-- Given instruction --
From the entries below, count every line that contains the word "with". Please give the number and nothing else.

-- The data --
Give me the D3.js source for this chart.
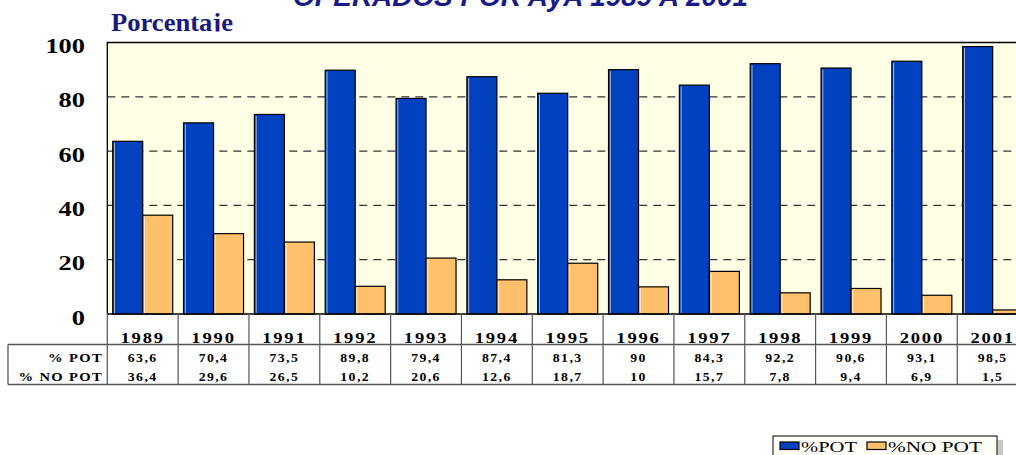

==

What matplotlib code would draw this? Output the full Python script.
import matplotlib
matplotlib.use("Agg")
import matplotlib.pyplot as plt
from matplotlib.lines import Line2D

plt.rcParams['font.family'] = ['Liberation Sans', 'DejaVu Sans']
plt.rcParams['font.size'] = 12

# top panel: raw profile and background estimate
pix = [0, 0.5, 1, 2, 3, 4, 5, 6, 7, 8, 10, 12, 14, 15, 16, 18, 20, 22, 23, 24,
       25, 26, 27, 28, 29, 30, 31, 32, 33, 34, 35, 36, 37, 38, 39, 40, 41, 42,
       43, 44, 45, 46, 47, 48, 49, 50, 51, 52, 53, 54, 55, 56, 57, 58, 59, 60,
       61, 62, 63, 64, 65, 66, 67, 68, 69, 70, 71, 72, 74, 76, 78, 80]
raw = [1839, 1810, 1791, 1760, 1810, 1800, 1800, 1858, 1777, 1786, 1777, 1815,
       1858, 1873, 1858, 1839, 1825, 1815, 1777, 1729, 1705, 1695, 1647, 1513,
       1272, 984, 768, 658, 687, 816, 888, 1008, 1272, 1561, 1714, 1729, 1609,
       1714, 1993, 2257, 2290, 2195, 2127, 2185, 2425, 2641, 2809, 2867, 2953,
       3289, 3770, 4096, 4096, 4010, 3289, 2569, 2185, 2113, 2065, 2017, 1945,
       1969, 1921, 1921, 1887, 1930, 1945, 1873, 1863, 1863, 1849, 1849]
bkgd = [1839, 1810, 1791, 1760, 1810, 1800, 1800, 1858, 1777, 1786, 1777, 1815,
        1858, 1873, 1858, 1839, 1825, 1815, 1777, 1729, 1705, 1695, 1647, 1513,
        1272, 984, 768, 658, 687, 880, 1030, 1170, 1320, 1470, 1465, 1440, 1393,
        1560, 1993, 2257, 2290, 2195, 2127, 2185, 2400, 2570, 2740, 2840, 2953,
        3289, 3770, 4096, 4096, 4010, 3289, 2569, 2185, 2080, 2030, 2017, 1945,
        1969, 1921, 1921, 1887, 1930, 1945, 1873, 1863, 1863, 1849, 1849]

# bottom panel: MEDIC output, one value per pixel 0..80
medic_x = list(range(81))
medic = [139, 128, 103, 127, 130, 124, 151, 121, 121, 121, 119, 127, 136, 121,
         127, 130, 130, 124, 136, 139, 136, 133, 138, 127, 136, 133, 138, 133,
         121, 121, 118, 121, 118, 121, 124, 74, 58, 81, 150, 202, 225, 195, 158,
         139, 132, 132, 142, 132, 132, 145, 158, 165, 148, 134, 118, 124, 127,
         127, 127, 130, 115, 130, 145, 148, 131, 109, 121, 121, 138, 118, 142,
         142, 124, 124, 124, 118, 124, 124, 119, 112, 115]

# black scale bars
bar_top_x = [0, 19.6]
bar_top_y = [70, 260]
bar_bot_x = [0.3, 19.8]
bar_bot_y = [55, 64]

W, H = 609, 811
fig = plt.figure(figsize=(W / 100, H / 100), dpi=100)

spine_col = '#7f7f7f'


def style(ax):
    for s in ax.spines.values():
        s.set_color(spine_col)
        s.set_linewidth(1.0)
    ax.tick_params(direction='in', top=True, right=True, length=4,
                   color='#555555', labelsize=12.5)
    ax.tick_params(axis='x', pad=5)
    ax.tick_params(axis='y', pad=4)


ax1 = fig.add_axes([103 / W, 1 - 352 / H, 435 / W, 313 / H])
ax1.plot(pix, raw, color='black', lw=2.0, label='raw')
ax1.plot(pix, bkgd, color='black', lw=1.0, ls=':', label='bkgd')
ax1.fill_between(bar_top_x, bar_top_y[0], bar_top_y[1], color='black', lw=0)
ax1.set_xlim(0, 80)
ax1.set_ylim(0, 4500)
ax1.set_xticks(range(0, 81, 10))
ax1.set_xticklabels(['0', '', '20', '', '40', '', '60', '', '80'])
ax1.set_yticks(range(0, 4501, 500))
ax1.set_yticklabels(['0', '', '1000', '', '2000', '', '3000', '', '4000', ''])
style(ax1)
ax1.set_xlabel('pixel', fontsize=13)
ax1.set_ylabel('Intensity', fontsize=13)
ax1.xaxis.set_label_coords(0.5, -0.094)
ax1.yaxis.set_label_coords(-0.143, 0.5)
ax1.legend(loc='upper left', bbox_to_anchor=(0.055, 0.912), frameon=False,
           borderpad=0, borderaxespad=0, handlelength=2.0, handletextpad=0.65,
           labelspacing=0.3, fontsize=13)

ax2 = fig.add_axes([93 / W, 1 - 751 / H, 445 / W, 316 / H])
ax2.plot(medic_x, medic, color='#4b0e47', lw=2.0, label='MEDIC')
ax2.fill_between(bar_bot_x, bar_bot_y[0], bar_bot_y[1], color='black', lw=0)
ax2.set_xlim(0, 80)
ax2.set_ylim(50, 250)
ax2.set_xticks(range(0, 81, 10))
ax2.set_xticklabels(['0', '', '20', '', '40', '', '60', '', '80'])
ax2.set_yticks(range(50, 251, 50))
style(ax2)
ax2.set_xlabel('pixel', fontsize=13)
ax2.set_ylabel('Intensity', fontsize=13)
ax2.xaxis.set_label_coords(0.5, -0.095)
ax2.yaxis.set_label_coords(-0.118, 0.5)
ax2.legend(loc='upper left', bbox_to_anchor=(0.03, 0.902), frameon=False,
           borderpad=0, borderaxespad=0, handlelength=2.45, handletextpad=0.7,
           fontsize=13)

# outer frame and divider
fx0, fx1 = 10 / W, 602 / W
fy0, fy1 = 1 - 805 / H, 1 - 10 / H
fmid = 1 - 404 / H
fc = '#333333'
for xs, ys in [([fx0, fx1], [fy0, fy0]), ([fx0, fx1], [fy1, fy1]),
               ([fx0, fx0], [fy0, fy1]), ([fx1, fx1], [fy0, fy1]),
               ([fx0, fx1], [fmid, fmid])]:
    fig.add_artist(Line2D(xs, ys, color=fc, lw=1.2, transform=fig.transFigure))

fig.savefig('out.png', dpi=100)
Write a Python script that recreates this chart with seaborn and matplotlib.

* * *

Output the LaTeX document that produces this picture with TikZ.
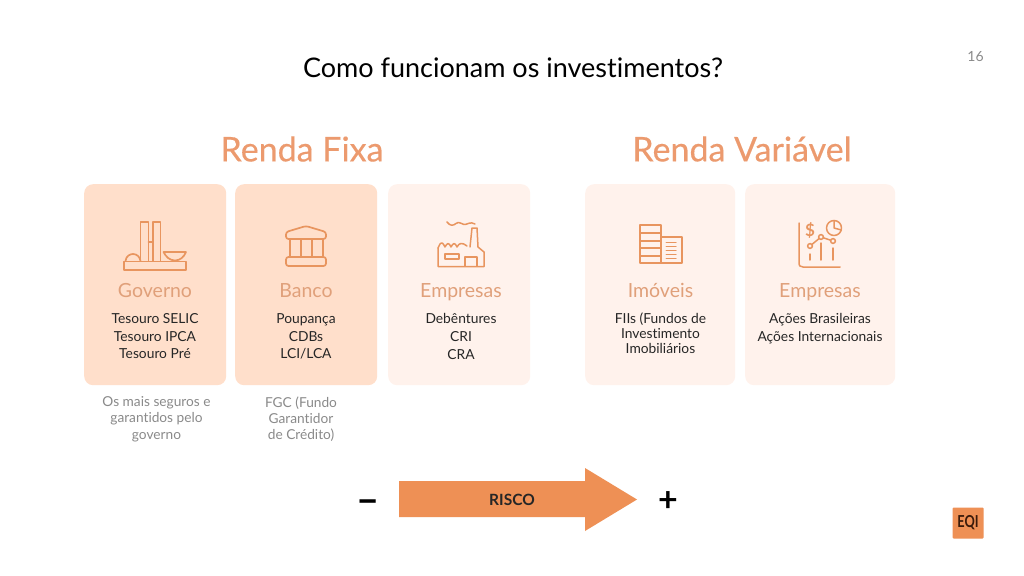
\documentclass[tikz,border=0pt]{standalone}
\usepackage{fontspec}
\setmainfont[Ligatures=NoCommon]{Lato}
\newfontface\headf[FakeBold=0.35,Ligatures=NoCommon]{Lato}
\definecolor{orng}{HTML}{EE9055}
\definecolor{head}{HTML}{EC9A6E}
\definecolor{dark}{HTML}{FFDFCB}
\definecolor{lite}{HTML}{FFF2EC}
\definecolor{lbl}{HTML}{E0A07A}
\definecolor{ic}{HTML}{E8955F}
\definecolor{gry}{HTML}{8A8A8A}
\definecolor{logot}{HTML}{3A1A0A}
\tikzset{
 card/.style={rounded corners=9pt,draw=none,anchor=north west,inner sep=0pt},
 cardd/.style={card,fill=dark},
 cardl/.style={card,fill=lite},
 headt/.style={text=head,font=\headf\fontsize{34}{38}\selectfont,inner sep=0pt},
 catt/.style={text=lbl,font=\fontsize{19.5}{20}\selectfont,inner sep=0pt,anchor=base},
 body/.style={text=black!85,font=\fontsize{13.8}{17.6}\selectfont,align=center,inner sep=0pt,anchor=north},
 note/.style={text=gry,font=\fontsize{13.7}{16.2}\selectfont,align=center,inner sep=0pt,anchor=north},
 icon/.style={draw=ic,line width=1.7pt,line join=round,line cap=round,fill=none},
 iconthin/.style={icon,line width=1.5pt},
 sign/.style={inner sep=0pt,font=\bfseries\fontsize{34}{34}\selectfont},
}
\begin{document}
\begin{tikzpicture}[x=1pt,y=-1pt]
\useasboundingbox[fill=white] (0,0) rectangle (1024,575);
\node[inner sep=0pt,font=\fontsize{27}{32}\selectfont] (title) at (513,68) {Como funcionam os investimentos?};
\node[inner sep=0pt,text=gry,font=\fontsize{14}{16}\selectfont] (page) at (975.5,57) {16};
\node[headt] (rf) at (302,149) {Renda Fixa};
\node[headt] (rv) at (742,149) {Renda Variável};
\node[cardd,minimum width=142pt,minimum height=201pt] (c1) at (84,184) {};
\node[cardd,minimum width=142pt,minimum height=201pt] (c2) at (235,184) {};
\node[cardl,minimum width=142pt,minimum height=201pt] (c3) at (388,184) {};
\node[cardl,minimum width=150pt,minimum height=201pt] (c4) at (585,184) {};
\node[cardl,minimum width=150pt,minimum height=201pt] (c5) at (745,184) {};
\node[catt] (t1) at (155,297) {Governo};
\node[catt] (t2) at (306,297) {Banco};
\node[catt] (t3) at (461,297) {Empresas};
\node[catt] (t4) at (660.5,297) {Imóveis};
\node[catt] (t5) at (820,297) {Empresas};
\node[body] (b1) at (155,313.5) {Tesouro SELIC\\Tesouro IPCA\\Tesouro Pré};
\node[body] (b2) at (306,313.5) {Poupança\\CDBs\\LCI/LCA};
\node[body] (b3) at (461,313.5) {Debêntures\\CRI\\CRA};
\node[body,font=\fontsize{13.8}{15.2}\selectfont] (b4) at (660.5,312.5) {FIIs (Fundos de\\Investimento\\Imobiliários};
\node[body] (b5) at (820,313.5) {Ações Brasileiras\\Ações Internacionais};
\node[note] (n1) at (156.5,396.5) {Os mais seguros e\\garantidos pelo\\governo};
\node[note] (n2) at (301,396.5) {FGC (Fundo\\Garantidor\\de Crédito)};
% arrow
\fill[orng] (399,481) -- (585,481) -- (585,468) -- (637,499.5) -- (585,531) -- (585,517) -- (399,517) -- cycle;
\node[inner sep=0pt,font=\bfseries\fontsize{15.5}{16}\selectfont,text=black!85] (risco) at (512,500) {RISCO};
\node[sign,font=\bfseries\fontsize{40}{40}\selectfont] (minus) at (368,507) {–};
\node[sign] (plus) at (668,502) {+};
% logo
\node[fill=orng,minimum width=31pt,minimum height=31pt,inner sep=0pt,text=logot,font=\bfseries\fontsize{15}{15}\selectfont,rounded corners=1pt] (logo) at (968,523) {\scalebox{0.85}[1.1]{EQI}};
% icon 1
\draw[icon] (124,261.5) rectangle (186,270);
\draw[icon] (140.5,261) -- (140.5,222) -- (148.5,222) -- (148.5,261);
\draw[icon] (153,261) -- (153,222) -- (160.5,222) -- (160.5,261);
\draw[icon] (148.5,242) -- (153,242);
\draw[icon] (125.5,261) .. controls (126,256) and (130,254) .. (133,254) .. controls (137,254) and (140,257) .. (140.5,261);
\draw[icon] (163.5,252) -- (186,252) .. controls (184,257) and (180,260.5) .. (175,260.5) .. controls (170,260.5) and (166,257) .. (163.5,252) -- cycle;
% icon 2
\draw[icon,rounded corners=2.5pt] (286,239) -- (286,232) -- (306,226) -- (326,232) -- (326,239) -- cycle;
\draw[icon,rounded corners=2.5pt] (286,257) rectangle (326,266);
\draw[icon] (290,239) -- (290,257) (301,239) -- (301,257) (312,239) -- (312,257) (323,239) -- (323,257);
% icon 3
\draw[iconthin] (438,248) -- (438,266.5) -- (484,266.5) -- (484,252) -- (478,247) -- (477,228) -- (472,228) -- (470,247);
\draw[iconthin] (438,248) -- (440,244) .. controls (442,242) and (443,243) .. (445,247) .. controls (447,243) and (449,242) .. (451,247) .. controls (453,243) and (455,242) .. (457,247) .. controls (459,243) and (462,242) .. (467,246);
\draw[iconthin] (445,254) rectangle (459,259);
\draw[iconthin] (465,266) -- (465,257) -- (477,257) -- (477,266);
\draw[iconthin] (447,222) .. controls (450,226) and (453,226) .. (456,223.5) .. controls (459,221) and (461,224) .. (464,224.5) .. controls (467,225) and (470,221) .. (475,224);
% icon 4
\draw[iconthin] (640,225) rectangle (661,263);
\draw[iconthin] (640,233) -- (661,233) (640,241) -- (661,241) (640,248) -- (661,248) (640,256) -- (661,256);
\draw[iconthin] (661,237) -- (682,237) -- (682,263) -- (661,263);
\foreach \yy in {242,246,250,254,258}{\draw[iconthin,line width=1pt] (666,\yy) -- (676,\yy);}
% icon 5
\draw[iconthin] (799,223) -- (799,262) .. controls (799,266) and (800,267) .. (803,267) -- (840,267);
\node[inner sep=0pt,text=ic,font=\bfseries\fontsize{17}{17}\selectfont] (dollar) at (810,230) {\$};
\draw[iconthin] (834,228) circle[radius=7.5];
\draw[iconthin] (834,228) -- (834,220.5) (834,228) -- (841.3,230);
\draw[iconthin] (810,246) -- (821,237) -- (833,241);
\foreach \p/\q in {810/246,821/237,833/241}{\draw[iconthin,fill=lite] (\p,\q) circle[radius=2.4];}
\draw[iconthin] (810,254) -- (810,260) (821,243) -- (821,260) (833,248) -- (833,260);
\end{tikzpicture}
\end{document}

-- Problem solution --
2